Green, 36, meets Jared Gordon in a lightweight bout this Saturday at the promotion’s return to the UFC APEX. A 15-year-old MMA veteran, Green announced on Instagram Stories in February that he plans to retire after the fight. However, he left out one important detail.

Speaking this week to MMA Underground, Green clarified that he only is retiring his name. That’s because he plans to legally change his name to his longtime fighter nickname, “King,” once his business with Gordon is done.

“I’ve been telling everybody that I was retiring after this fight, and what I meant was, I was retiring as Bobby Green,” he explained. “I’m going to be changing my name, and I will no longer be Bobby Green. I’m changing my name to just King. No last name. Just one name. And so this is just the beginning of a new chapter for me.”

Green said he’s wanted to change his name for “a couple of years” and even attempted to do previously, only to be thwarted because of outstanding debt he had to pay.
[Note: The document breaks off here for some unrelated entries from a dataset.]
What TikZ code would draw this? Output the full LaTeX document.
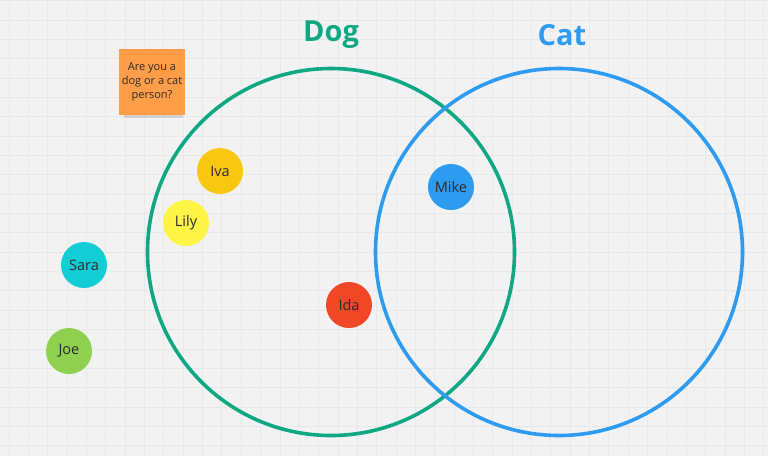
\documentclass[tikz,border=0pt]{standalone}
\usepackage{fontspec}
\setmainfont{Open Sans}
\definecolor{bgc}{HTML}{F2F2F2}
\definecolor{gridc}{HTML}{E8E8E8}
\definecolor{dogc}{HTML}{10A882}
\definecolor{catc}{HTML}{2D9BF0}
\definecolor{notec}{HTML}{FF9D48}
\definecolor{txtc}{HTML}{2B2B2B}
\definecolor{ivac}{HTML}{FAC710}
\definecolor{lilyc}{HTML}{FEF445}
\definecolor{sarac}{HTML}{12CDD4}
\definecolor{joec}{HTML}{8FD14F}
\definecolor{mikec}{HTML}{2D9BF0}
\definecolor{idac}{HTML}{F24726}
\begin{document}
\begin{tikzpicture}[x=1pt,y=-1pt,
  person/.style={circle, minimum size=46pt, inner sep=0pt, text=txtc, font=\fontsize{14.5}{16}\selectfont},
  venn/.style={line width=3.6pt},
  title/.style={font=\fontsize{29}{32}\selectfont\bfseries}]
\useasboundingbox (0,0) rectangle (768,456);
\fill[bgc] (0,0) rectangle (768,456);
% grid
\foreach \i in {0,...,40} {
  \draw[gridc, line width=0.6pt] (8.9+\i*19.35,0) -- (8.9+\i*19.35,456);
}
\foreach \j in {0,...,24} {
  \draw[gridc, line width=0.6pt] (0,0.5+\j*19.35) -- (768,0.5+\j*19.35);
}
% venn circles
\node[draw=dogc, venn, circle, minimum size=367pt, inner sep=0pt] (dog) at (331,252) {};
\node[draw=catc, venn, circle, minimum size=367pt, inner sep=0pt] (cat) at (559,252) {};
\node[title, text=dogc] (dogt) at (331,35) {Dog};
\node[title, text=catc] (catt) at (562,35) {Cat};
% sticky note
\fill[black!45, opacity=0.3] (124,112) rectangle (183,118);
\node[fill=notec, minimum width=66pt, minimum height=66pt, inner sep=0pt, text=txtc,
      align=center, font=\fontsize{11}{14}\selectfont] (note) at (152,82) {Are you a\\dog or a cat\\person?};
% people
\node[person, fill=ivac] (iva) at (220,171) {Iva};
\node[person, fill=lilyc] (lily) at (186,223) {Lily};
\node[person, fill=sarac] (sara) at (84,265) {Sara};
\node[person, fill=joec] (joe) at (69,351) {Joe};
\node[person, fill=mikec] (mike) at (451,187) {Mike};
\node[person, fill=idac] (ida) at (349,305) {Ida};
\end{tikzpicture}
\end{document}
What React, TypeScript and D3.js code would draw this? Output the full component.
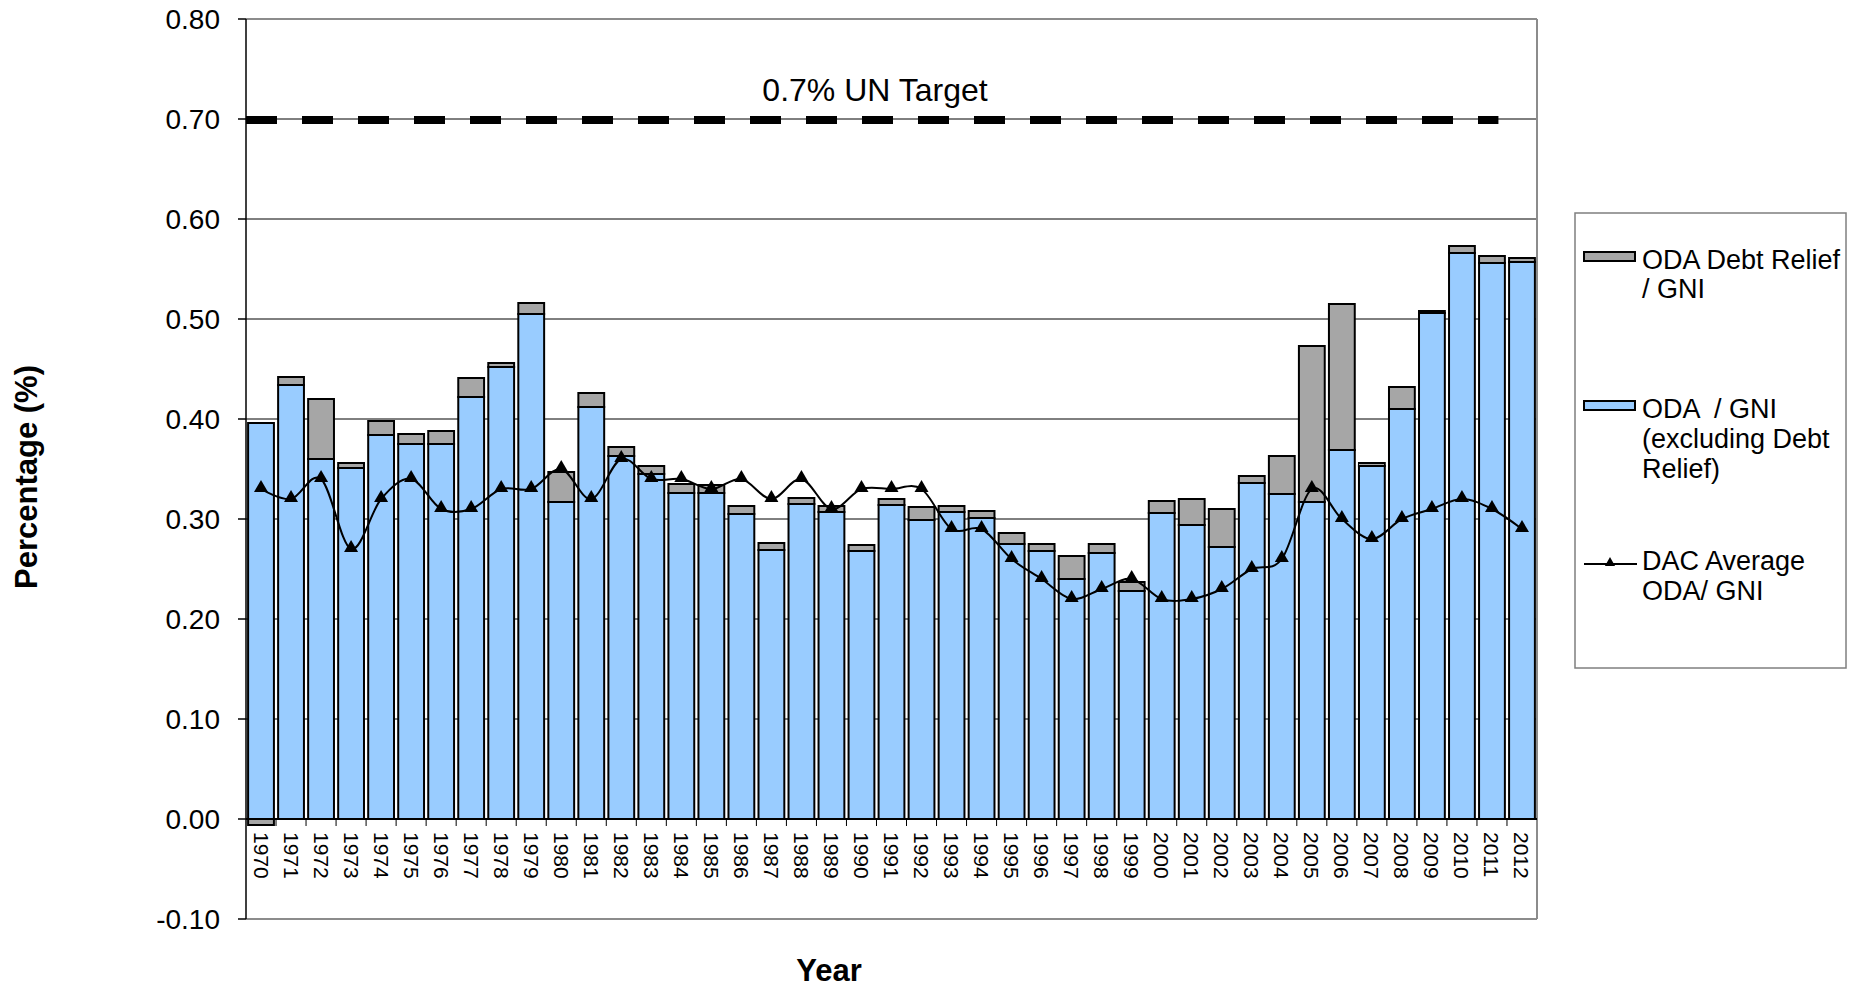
import React, { useEffect } from "react";
import * as d3 from "d3";

// ODA / GNI chart, 1970-2012
const years = [
  "1970", "1971", "1972", "1973", "1974", "1975", "1976", "1977", "1978", "1979",
  "1980", "1981", "1982", "1983", "1984", "1985", "1986", "1987", "1988", "1989",
  "1990", "1991", "1992", "1993", "1994", "1995", "1996", "1997", "1998", "1999",
  "2000", "2001", "2002", "2003", "2004", "2005", "2006", "2007", "2008", "2009",
  "2010", "2011", "2012",
];

// ODA / GNI excluding debt relief (blue)
const odaExDebt = [
  0.396, 0.434, 0.36, 0.351, 0.384, 0.375, 0.375, 0.422, 0.452, 0.505,
  0.317, 0.412, 0.363, 0.345, 0.326, 0.326, 0.305, 0.269, 0.315, 0.307,
  0.268, 0.314, 0.299, 0.307, 0.301, 0.275, 0.268, 0.24, 0.266, 0.228,
  0.306, 0.294, 0.272, 0.336, 0.325, 0.317, 0.369, 0.353, 0.41, 0.506,
  0.566, 0.556, 0.557,
];

// ODA debt relief / GNI (grey)
const debtRelief = [
  -0.006, 0.008, 0.06, 0.005, 0.014, 0.01, 0.013, 0.019, 0.004, 0.011,
  0.03, 0.014, 0.009, 0.008, 0.009, 0.008, 0.008, 0.007, 0.006, 0.006,
  0.006, 0.006, 0.013, 0.006, 0.007, 0.011, 0.007, 0.023, 0.009, 0.009,
  0.012, 0.026, 0.038, 0.007, 0.038, 0.156, 0.146, 0.003, 0.022, 0.002,
  0.007, 0.007, 0.004,
];

// DAC average ODA / GNI (line)
const dacAverage = [
  0.33, 0.32, 0.34, 0.27, 0.32, 0.34, 0.31, 0.31, 0.33, 0.33,
  0.35, 0.32, 0.36, 0.34, 0.34, 0.33, 0.34, 0.32, 0.34, 0.31,
  0.33, 0.33, 0.33, 0.29, 0.29, 0.26, 0.24, 0.22, 0.23, 0.24,
  0.22, 0.22, 0.23, 0.25, 0.26, 0.33, 0.3, 0.28, 0.3, 0.31,
  0.32, 0.31, 0.29,
];

const yTicks = [-0.1, 0, 0.1, 0.2, 0.3, 0.4, 0.5, 0.6, 0.7, 0.8];
const unTarget = 0.7;

const FONT = "'Liberation Sans', Arial, sans-serif";
const BLUE = "#99CCFF";
const GREY = "#A6A6A6";

const W = 1854;
const H = 990;
const left = 246;
const right = 1537;
const top = 19;
const bottom = 919;

export default function App() {
  useEffect(() => {
    document.body.style.margin = "0";
  }, []);

  const x = d3.scaleBand<string>().domain(years).range([left, right]).paddingInner(0.14).paddingOuter(0.07);
  const y = d3.scaleLinear().domain([-0.1, 0.8]).range([bottom, top]);
  const bw = x.bandwidth();
  const gap = (x.step() - bw) / 2;
  const cx = (yr: string) => (x(yr) as number) + bw / 2;

  const line = d3
    .line<number>()
    .x((_, i) => cx(years[i]))
    .y((d) => y(d))
    .curve(d3.curveCardinal.tension(0));

  const tri = d3.symbol().type(d3.symbolTriangle).size(85)();
  const triSmall = d3.symbol().type(d3.symbolTriangle).size(45)();

  // boundaries between categories, for the tick marks under the zero line
  const boundaries = years.slice(1).map((yr) => (x(yr) as number) - gap);
  const targetEnd = (x("2011") as number) + bw * 0.75;

  const legendX = 1584;
  const legendTextX = 1642;

  return (
    <svg width={W} height={H} style={{ display: "block", background: "#fff" }} fontFamily={FONT}>
      <rect x={0} y={0} width={W} height={H} fill="#fff" />

      {/* gridlines */}
      {yTicks
        .filter((t) => t > 0.05 && t < 0.75)
        .map((t) => (
          <line key={"g" + t} x1={left} x2={right} y1={y(t)} y2={y(t)} stroke="#000" strokeWidth={1} />
        ))}

      {/* plot frame */}
      <line x1={left} x2={right} y1={y(0.8)} y2={y(0.8)} stroke="#8c8c8c" strokeWidth={2} />
      <line x1={left} x2={right} y1={y(-0.1)} y2={y(-0.1)} stroke="#8c8c8c" strokeWidth={2} />
      <line x1={right} x2={right} y1={top} y2={bottom} stroke="#8c8c8c" strokeWidth={2} />

      {/* bars */}
      {years.map((yr, i) => {
        const b = odaExDebt[i];
        const r = debtRelief[i];
        const x0 = x(yr) as number;
        const g0 = r >= 0 ? b : 0;
        const g1 = r >= 0 ? b + r : r;
        return (
          <g key={yr}>
            <rect x={x0} y={y(b)} width={bw} height={y(0) - y(b)} fill={BLUE} stroke="#000" strokeWidth={2} />
            <rect
              x={x0}
              y={y(Math.max(g0, g1))}
              width={bw}
              height={Math.abs(y(g0) - y(g1))}
              fill={GREY}
              stroke="#000"
              strokeWidth={2}
            />
          </g>
        );
      })}

      {/* axes */}
      <line x1={left} x2={left} y1={top} y2={bottom} stroke="#000" strokeWidth={1.5} />
      {yTicks.map((t) => (
        <g key={"t" + t}>
          <line x1={left - 8} x2={left} y1={y(t)} y2={y(t)} stroke="#000" strokeWidth={1.5} />
          <text x={220} y={y(t) + 10} textAnchor="end" fontSize={28} fill="#000">
            {t.toFixed(2)}
          </text>
        </g>
      ))}
      <line x1={left} x2={right} y1={y(0)} y2={y(0)} stroke="#000" strokeWidth={2} />
      {boundaries.map((bx, i) => (
        <line key={"xt" + i} x1={bx} x2={bx} y1={y(0)} y2={y(0) + 7} stroke="#000" strokeWidth={1} />
      ))}
      {years.map((yr) => (
        <text
          key={"xl" + yr}
          transform={`translate(${cx(yr) - 7.5},${y(0) + 13}) rotate(90)`}
          fontSize={21}
          fill="#000"
        >
          {yr}
        </text>
      ))}

      {/* DAC average line */}
      <path d={line(dacAverage) || ""} fill="none" stroke="#000" strokeWidth={2} />
      {dacAverage.map((v, i) => (
        <path key={"m" + i} d={tri || ""} transform={`translate(${cx(years[i])},${y(v) - 1})`} fill="#000" />
      ))}

      {/* 0.7% UN target */}
      <line
        x1={left}
        x2={targetEnd}
        y1={y(unTarget) + 1}
        y2={y(unTarget) + 1}
        stroke="#000"
        strokeWidth={8}
        strokeDasharray="31 25"
      />
      <text x={875} y={101} textAnchor="middle" fontSize={32} fill="#000">
        0.7% UN Target
      </text>

      {/* axis titles */}
      <text x={829} y={981} textAnchor="middle" fontSize={31} fontWeight="bold" fill="#000">
        Year
      </text>
      <text
        transform={`translate(37,477) rotate(-90)`}
        textAnchor="middle"
        fontSize={31}
        fontWeight="bold"
        fill="#000"
      >
        Percentage (%)
      </text>

      {/* legend */}
      <rect x={1575} y={213} width={271} height={455} fill="#fff" stroke="#7f7f7f" strokeWidth={1.5} />
      <rect x={legendX} y={252} width={51} height={9} fill={GREY} stroke="#000" strokeWidth={2} />
      <text x={legendTextX} fontSize={27} fill="#000">
        <tspan x={legendTextX} y={269}>ODA Debt Relief</tspan>
        <tspan x={legendTextX} y={298}>/ GNI</tspan>
      </text>
      <rect x={legendX} y={401} width={51} height={9} fill={BLUE} stroke="#000" strokeWidth={2} />
      <text x={legendTextX} fontSize={27} fill="#000" style={{ whiteSpace: "pre" }}>
        <tspan x={legendTextX} y={418}>ODA  / GNI</tspan>
        <tspan x={legendTextX} y={448}>(excluding Debt</tspan>
        <tspan x={legendTextX} y={478}>Relief)</tspan>
      </text>
      <line x1={legendX} x2={legendX + 53} y1={564} y2={564} stroke="#000" strokeWidth={2} />
      <path d={triSmall || ""} transform={`translate(${legendX + 26},${563})`} fill="#000" />
      <text x={legendTextX} fontSize={27} fill="#000">
        <tspan x={legendTextX} y={570}>DAC Average</tspan>
        <tspan x={legendTextX} y={600}>ODA/ GNI</tspan>
      </text>
    </svg>
  );
}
“I was fighting so many cases with my baby mommas, child support and s*** like that. They told me, I think I spent like $1,000 or maybe $1,200 to change my name, and they were like, ‘Hey, no, you can’t do that bro, because you’ve got another case, and you’ve got another case,’ and everything, and they didn’t give me money back either,” Green said. “They just took my money, so I was like, ‘F***.’ I just thought about it for years, and now here it is again, where now I’ve gotten cool with the women in my life and we’re all good, and so I’m just going to [change it]. Now I can do what I want to do and take care of these things.

“I’m just doing something different, like Kanye, like Prince,” he added. “I’m just going to be me, bro. I’m just different than everybody else that’s coming around this joint.”

Green noted that he still has goals he wants to achieve in MMA before he hangs up his gloves for good; chief among them is headlining his first proper UFC event after previously headlining UFC Vegas 49 as a short-notice replacement against Islam Makhachev.

Until then, he’s going to keep grinding away in the UFC lightweight division, where he holds a 10-9-1 record over 20 appearance since 2013.

Green is also curious to see how the longtime voice of the UFC, in-cage announcer Bruce Buffer, handles his introduction once he switches to his new mononym moniker.

“I’m like, ‘Wait, how the f-ck is he going to do that now?’” he said, laughing.